- Renewed focus by the government on magistrate recruitment and diversity
- Work to support the magistracy will be intensified
- A new group will help promote the role
Efforts to boost the appeal of the magistracy, to current incumbents and potential applicants, will focus on ensuring that magistrates roles are rewarding and meaningful. In order to attract more new applicants, the Ministry of Justice will work closely with the magistracy to develop a new recruitment strategy that aims to streamline the process and encourage greater diversity.
The move follows a report by the Justice Select Committee recommending a series of measures designed to make working as a magistrate more appealing.
The government has worked since 2015 to increase recruitment of magistrates. According to a survey carried out by the Judicial Office in 2017, 80% of respondents said they had a strong feeling of satisfaction with their role; 89% said they had a strong personal attachment to the role; and 91% said they would recommend the role to friends or colleagues.
Diversity has also improved. The most recent statistics, published in July 2019, show that 12% of magistrates declared themselves as being from a BAME background – an increase of four percentage points since 2012 – and 56% of magistrates were female – an increase of five percentage points since 2012.
Justice Secretary & Lord Chancellor Rt Hon Robert Buckland QC MP said:
More than 1,000 new magistrates were recruited in 2018 alone but we are aware there is more to be done. That is why we are working closely with the judiciary to ensure an easier and faster recruitment process as well as improving diversity and, importantly, boosting morale.
Magistrates continue to be a central pillar of our world-class justice system, sacrificing their valuable time to give back to their local communities. I would encourage anybody interested in the role to consider applying.
Work will include establishing a Magistrates Recruitment and Attraction Steering Group, jointly headed by the Ministry of Justice and leadership magistrates, to drive this activity – promoting the magistracy and increasing recruitment, with a particular focus on increasing diversity.

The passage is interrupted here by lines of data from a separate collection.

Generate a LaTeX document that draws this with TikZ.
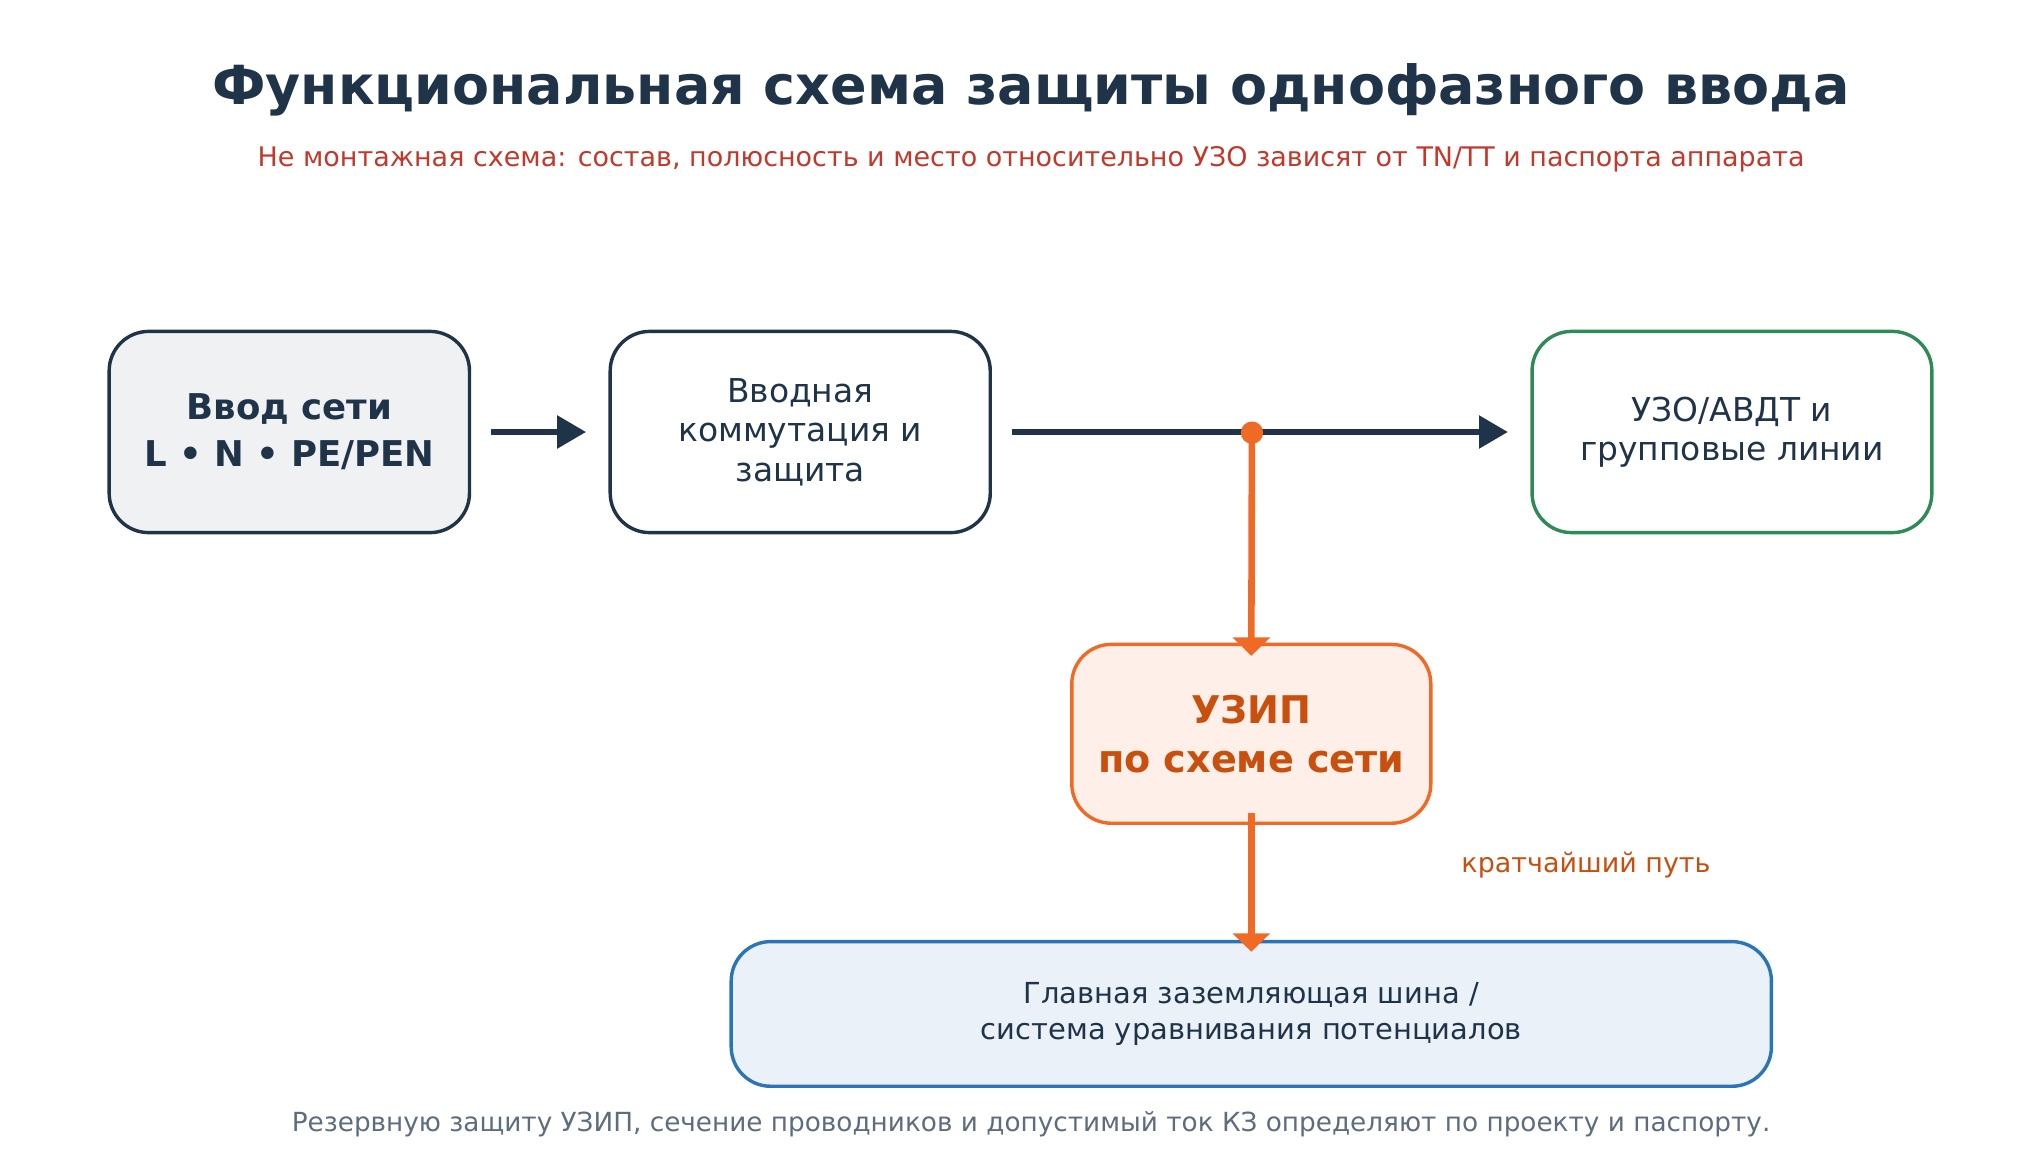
\documentclass[tikz,border=0pt]{standalone}
\usepackage{fontspec}
\setmainfont{DejaVu Sans}
\usetikzlibrary{arrows.meta}
\definecolor{dark}{HTML}{1F3349}
\definecolor{grn}{HTML}{2E8B57}
\definecolor{org}{HTML}{F06A25}
\definecolor{orgt}{HTML}{C94F0F}
\definecolor{blu}{HTML}{2A75B5}
\definecolor{redt}{HTML}{C0392B}
\definecolor{grayt}{HTML}{5D6D7E}
\begin{document}
\begin{tikzpicture}[x=1pt,y=-1pt,
 box/.style={draw, line width=2.6pt, rounded corners=30pt, align=center, inner sep=0pt, text=dark, font=\fontsize{25}{30}\selectfont},
 darr/.style={draw=dark, line width=5pt, -{Triangle[length=22pt,width=24pt]}},
 oarr/.style={draw=org, line width=5pt, -{Triangle[length=14pt,width=28pt]}}]
\useasboundingbox (0,0) rectangle (1552,886);
\node[font=\fontsize{41}{48}\selectfont\bfseries, text=dark] (title) at (784,68) {Функциональная схема защиты однофазного ввода};
\node[font=\fontsize{20.5}{24}\selectfont, text=redt] (sub) at (784,121) {Не монтажная схема: состав, полюсность и место относительно УЗО зависят от TN/TT и паспорта аппарата};
\node[box, draw=dark, fill=dark!7, minimum width=274pt, minimum height=153pt, font=\fontsize{27}{36}\selectfont\bfseries] (in) at (220,328.5) {Ввод сети\\L • N • PE/PEN};
\node[box, draw=dark, fill=white, minimum width=289pt, minimum height=153pt] (sw) at (608.5,328.5) {Вводная\\коммутация и\\защита};
\node[box, draw=grn, fill=white, minimum width=304pt, minimum height=153pt] (uzo) at (1317,328.5) {УЗО/АВДТ и\\групповые линии};
\node[box, draw=org, fill=org!10, text=orgt, minimum width=273pt, minimum height=136pt, font=\fontsize{29}{37}\selectfont\bfseries] (uzip) at (951.5,558) {УЗИП\\по схеме сети};
\node[box, draw=blu, fill=blu!10, minimum width=791pt, minimum height=110pt, font=\fontsize{22}{27}\selectfont] (gzsh) at (951.5,771) {Главная заземляющая шина /\\система уравнивания потенциалов};
\coordinate (j) at (952,329);
\draw[darr] ([xshift=15pt]in.east) -- ([xshift=-17pt]sw.west);
\draw[darr] ([xshift=15pt]sw.east) -- ([xshift=-17pt]uzo.west);
\draw[oarr] (j) -- ([yshift=-10pt]uzip.north);
\fill[org] (j) circle (8.5pt);
\draw[oarr] ([yshift=9pt]uzip.south) -- ([yshift=-9pt]gzsh.north);
\node[font=\fontsize{20.5}{24}\selectfont, text=orgt] (lbl) at (1206,658) {кратчайший путь};
\node[font=\fontsize{20}{24}\selectfont, text=grayt] (foot) at (784,855) {Резервную защиту УЗИП, сечение проводников и допустимый ток КЗ определяют по проекту и паспорту.};
\end{tikzpicture}
\end{document}
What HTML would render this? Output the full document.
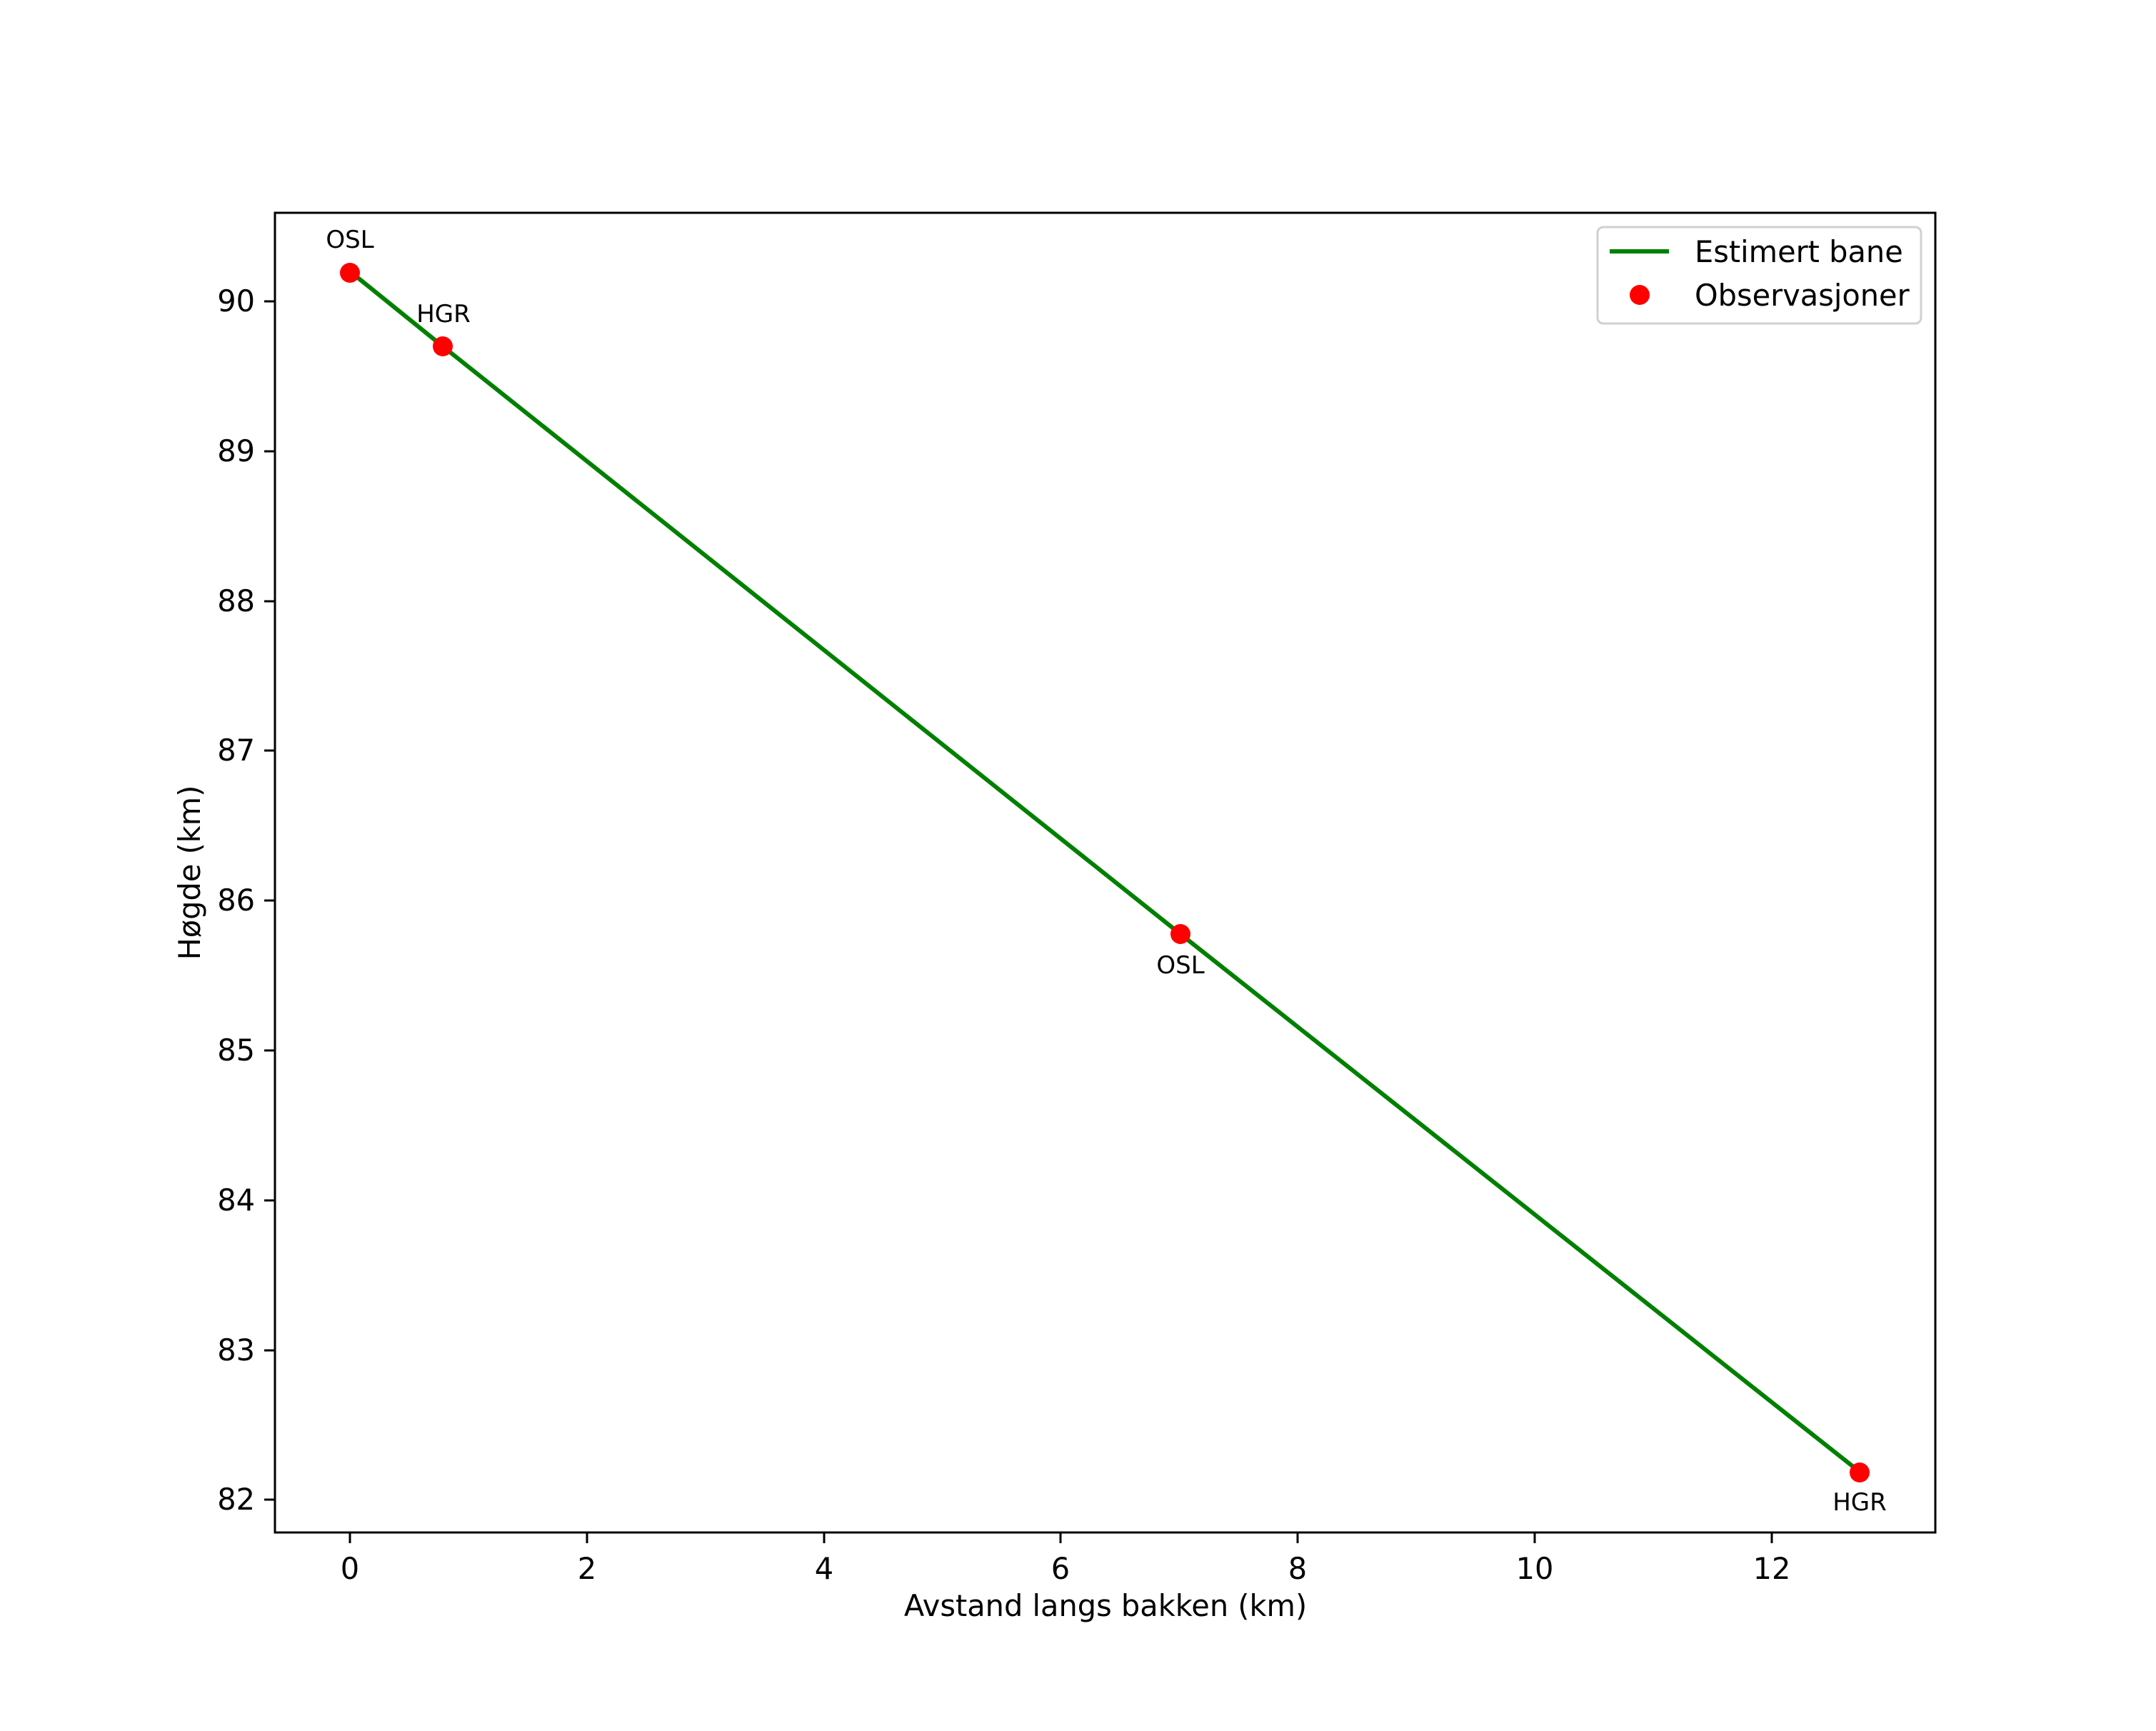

Potential candidates will receive better and clearer information on what the role entails, what the application process involves and the vacancies that are available in a particular area. Research will be carried out to understand what recruitment activity has been successful and ensure that good ideas and best practice are shared across the magistracy, including in areas that struggle to attract sufficient candidates.
Work with communications and marketing experts will help to target marketing and recruitment activity more effectively, and there will be more work to promote the benefits to employers. This work will raise the profile of the magistracy with the aim of recruiting more diverse members.
The implications of a change to the retirement age for all judicial office holders, including magistrates, will also be consulted on publicly in due course. A new tool is being developed to plan more effectively for long-term recruitment needs, bringing together data and analysis about magistrates in post, expected resignations and retirement rates.
The government also committed to begin a review of magistrates’ expenses in 2019 and work has now begun.
Who can apply to become a magistrate?
People over the age of 18 and under 65.
Applications may be considered for those aged between 65 and 70 but all magistrates must retire at 70.
People must be aware of social issues, have sound judgement and be of good character (which means they cannot have been convicted of a serious crime or a number of minor offences, have been banned from driving in the last ten years or have been declared bankrupt).
They must be reliable and mature and be able to listen and communicate with others.